* _Written exercise_: Retype each line exactly. Skip images.
== Record set
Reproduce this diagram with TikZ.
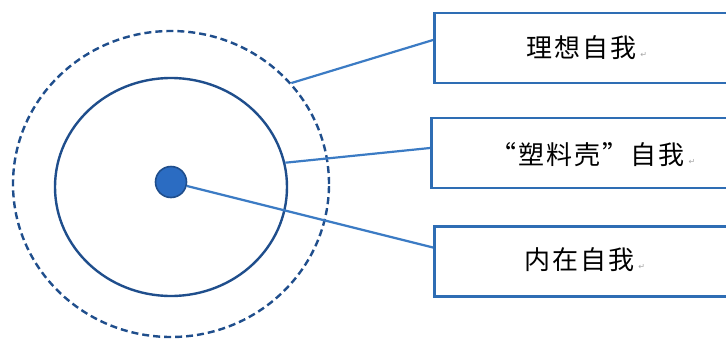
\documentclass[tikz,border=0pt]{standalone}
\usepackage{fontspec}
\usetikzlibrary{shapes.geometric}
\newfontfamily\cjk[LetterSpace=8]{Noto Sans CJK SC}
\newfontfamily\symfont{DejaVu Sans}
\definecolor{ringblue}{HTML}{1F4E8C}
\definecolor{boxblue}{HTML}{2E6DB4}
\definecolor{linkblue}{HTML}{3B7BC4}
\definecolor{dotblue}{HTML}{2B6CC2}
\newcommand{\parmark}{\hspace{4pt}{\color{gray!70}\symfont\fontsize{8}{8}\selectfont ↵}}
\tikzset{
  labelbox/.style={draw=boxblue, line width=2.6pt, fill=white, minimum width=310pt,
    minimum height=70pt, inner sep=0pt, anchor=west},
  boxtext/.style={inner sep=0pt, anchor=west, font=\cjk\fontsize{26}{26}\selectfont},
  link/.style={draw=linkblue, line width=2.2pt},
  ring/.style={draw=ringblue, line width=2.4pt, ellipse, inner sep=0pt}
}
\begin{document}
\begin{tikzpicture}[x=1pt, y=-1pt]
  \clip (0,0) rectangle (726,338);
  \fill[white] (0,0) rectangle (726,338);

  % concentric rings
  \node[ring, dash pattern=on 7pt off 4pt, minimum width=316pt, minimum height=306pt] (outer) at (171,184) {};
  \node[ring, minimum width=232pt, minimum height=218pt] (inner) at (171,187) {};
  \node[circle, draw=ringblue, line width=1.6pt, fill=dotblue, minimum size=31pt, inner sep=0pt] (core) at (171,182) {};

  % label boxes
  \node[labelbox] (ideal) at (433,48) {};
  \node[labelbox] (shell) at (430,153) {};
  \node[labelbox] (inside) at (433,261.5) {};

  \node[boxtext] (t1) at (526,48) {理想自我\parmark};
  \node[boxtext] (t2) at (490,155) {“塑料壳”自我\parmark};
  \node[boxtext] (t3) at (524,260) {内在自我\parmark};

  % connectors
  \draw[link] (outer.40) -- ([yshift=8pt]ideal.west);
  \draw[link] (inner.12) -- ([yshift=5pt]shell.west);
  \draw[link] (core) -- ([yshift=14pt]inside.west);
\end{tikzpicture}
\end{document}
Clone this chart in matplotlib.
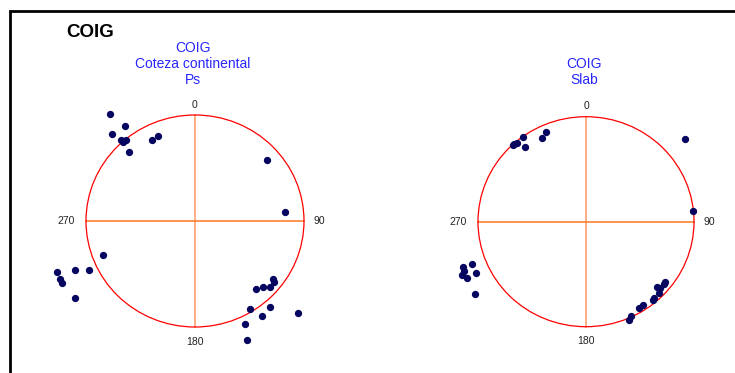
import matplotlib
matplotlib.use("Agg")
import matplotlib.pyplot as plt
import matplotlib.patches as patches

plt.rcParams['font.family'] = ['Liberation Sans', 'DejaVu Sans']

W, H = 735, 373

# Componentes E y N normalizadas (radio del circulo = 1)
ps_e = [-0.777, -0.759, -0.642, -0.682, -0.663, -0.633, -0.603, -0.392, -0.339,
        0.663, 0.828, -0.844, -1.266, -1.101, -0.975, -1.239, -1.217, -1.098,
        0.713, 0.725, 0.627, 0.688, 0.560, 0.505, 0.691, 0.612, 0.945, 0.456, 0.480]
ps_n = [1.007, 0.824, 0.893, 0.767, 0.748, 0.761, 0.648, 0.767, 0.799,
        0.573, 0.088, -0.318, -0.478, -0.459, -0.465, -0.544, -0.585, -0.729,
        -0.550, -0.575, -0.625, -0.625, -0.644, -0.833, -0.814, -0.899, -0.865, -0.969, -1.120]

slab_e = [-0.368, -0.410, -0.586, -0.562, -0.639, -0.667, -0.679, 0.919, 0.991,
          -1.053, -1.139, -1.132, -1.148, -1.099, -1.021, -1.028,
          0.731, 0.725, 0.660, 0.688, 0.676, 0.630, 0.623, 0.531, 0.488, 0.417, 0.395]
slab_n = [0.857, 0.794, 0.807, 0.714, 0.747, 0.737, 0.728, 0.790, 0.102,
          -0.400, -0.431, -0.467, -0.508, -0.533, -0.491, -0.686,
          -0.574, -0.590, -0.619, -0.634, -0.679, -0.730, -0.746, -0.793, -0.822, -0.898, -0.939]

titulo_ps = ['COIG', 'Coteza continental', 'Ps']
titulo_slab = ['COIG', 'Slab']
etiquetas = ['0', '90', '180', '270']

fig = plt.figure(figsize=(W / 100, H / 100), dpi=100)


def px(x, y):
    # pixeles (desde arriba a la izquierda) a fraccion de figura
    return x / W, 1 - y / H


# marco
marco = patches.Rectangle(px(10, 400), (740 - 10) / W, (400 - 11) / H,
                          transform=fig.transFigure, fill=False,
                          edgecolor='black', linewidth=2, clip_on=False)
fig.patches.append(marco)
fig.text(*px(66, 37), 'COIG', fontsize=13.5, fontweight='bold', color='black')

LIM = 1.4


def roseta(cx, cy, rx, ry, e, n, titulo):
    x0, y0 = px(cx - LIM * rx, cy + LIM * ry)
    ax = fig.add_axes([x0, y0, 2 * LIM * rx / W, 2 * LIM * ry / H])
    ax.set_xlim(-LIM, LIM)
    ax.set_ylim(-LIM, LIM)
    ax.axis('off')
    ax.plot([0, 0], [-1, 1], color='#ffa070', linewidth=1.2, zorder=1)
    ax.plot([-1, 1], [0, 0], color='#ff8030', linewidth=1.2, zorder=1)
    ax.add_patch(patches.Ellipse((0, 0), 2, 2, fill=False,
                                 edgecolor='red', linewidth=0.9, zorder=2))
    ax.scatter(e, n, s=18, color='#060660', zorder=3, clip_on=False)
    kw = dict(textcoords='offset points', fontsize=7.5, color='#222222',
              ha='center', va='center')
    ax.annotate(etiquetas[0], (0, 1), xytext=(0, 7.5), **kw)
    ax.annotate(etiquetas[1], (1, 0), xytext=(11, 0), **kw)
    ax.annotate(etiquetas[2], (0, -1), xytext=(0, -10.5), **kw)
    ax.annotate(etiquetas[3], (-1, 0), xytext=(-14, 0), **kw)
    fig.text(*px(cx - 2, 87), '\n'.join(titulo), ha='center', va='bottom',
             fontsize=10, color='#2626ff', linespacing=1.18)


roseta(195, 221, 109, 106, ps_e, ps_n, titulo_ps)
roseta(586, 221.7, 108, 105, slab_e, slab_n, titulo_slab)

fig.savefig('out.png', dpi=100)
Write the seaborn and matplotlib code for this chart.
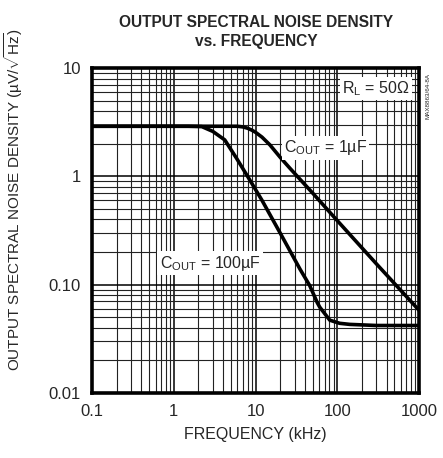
====
* _Answer_:
Reproduce this diagram with TikZ.
\documentclass[tikz,border=0pt]{standalone}
\usepackage{fontspec}
\usetikzlibrary{shapes.geometric}
\newfontfamily\cjk[LetterSpace=8]{Noto Sans CJK SC}
\newfontfamily\symfont{DejaVu Sans}
\definecolor{ringblue}{HTML}{1F4E8C}
\definecolor{boxblue}{HTML}{2E6DB4}
\definecolor{linkblue}{HTML}{3B7BC4}
\definecolor{dotblue}{HTML}{2B6CC2}
\newcommand{\parmark}{\hspace{4pt}{\color{gray!70}\symfont\fontsize{8}{8}\selectfont ↵}}
\tikzset{
  labelbox/.style={draw=boxblue, line width=2.6pt, fill=white, minimum width=310pt,
    minimum height=70pt, inner sep=0pt, anchor=west},
  boxtext/.style={inner sep=0pt, anchor=west, font=\cjk\fontsize{26}{26}\selectfont},
  link/.style={draw=linkblue, line width=2.2pt},
  ring/.style={draw=ringblue, line width=2.4pt, ellipse, inner sep=0pt}
}
\begin{document}
\begin{tikzpicture}[x=1pt, y=-1pt]
  \clip (0,0) rectangle (726,338);
  \fill[white] (0,0) rectangle (726,338);

  % concentric rings
  \node[ring, dash pattern=on 7pt off 4pt, minimum width=316pt, minimum height=306pt] (outer) at (171,184) {};
  \node[ring, minimum width=232pt, minimum height=218pt] (inner) at (171,187) {};
  \node[circle, draw=ringblue, line width=1.6pt, fill=dotblue, minimum size=31pt, inner sep=0pt] (core) at (171,182) {};

  % label boxes
  \node[labelbox] (ideal) at (433,48) {};
  \node[labelbox] (shell) at (430,153) {};
  \node[labelbox] (inside) at (433,261.5) {};

  \node[boxtext] (t1) at (526,48) {理想自我\parmark};
  \node[boxtext] (t2) at (490,155) {“塑料壳”自我\parmark};
  \node[boxtext] (t3) at (524,260) {内在自我\parmark};

  % connectors
  \draw[link] (outer.40) -- ([yshift=8pt]ideal.west);
  \draw[link] (inner.12) -- ([yshift=5pt]shell.west);
  \draw[link] (core) -- ([yshift=14pt]inside.west);
\end{tikzpicture}
\end{document}
Clone this chart in matplotlib.
import matplotlib
matplotlib.use("Agg")
import matplotlib.pyplot as plt
import matplotlib.patches as patches

plt.rcParams['font.family'] = ['Liberation Sans', 'DejaVu Sans']

W, H = 735, 373

# Componentes E y N normalizadas (radio del circulo = 1)
ps_e = [-0.777, -0.759, -0.642, -0.682, -0.663, -0.633, -0.603, -0.392, -0.339,
        0.663, 0.828, -0.844, -1.266, -1.101, -0.975, -1.239, -1.217, -1.098,
        0.713, 0.725, 0.627, 0.688, 0.560, 0.505, 0.691, 0.612, 0.945, 0.456, 0.480]
ps_n = [1.007, 0.824, 0.893, 0.767, 0.748, 0.761, 0.648, 0.767, 0.799,
        0.573, 0.088, -0.318, -0.478, -0.459, -0.465, -0.544, -0.585, -0.729,
        -0.550, -0.575, -0.625, -0.625, -0.644, -0.833, -0.814, -0.899, -0.865, -0.969, -1.120]

slab_e = [-0.368, -0.410, -0.586, -0.562, -0.639, -0.667, -0.679, 0.919, 0.991,
          -1.053, -1.139, -1.132, -1.148, -1.099, -1.021, -1.028,
          0.731, 0.725, 0.660, 0.688, 0.676, 0.630, 0.623, 0.531, 0.488, 0.417, 0.395]
slab_n = [0.857, 0.794, 0.807, 0.714, 0.747, 0.737, 0.728, 0.790, 0.102,
          -0.400, -0.431, -0.467, -0.508, -0.533, -0.491, -0.686,
          -0.574, -0.590, -0.619, -0.634, -0.679, -0.730, -0.746, -0.793, -0.822, -0.898, -0.939]

titulo_ps = ['COIG', 'Coteza continental', 'Ps']
titulo_slab = ['COIG', 'Slab']
etiquetas = ['0', '90', '180', '270']

fig = plt.figure(figsize=(W / 100, H / 100), dpi=100)


def px(x, y):
    # pixeles (desde arriba a la izquierda) a fraccion de figura
    return x / W, 1 - y / H


# marco
marco = patches.Rectangle(px(10, 400), (740 - 10) / W, (400 - 11) / H,
                          transform=fig.transFigure, fill=False,
                          edgecolor='black', linewidth=2, clip_on=False)
fig.patches.append(marco)
fig.text(*px(66, 37), 'COIG', fontsize=13.5, fontweight='bold', color='black')

LIM = 1.4


def roseta(cx, cy, rx, ry, e, n, titulo):
    x0, y0 = px(cx - LIM * rx, cy + LIM * ry)
    ax = fig.add_axes([x0, y0, 2 * LIM * rx / W, 2 * LIM * ry / H])
    ax.set_xlim(-LIM, LIM)
    ax.set_ylim(-LIM, LIM)
    ax.axis('off')
    ax.plot([0, 0], [-1, 1], color='#ffa070', linewidth=1.2, zorder=1)
    ax.plot([-1, 1], [0, 0], color='#ff8030', linewidth=1.2, zorder=1)
    ax.add_patch(patches.Ellipse((0, 0), 2, 2, fill=False,
                                 edgecolor='red', linewidth=0.9, zorder=2))
    ax.scatter(e, n, s=18, color='#060660', zorder=3, clip_on=False)
    kw = dict(textcoords='offset points', fontsize=7.5, color='#222222',
              ha='center', va='center')
    ax.annotate(etiquetas[0], (0, 1), xytext=(0, 7.5), **kw)
    ax.annotate(etiquetas[1], (1, 0), xytext=(11, 0), **kw)
    ax.annotate(etiquetas[2], (0, -1), xytext=(0, -10.5), **kw)
    ax.annotate(etiquetas[3], (-1, 0), xytext=(-14, 0), **kw)
    fig.text(*px(cx - 2, 87), '\n'.join(titulo), ha='center', va='bottom',
             fontsize=10, color='#2626ff', linespacing=1.18)


roseta(195, 221, 109, 106, ps_e, ps_n, titulo_ps)
roseta(586, 221.7, 108, 105, slab_e, slab_n, titulo_slab)

fig.savefig('out.png', dpi=100)
Write the seaborn and matplotlib code for this chart.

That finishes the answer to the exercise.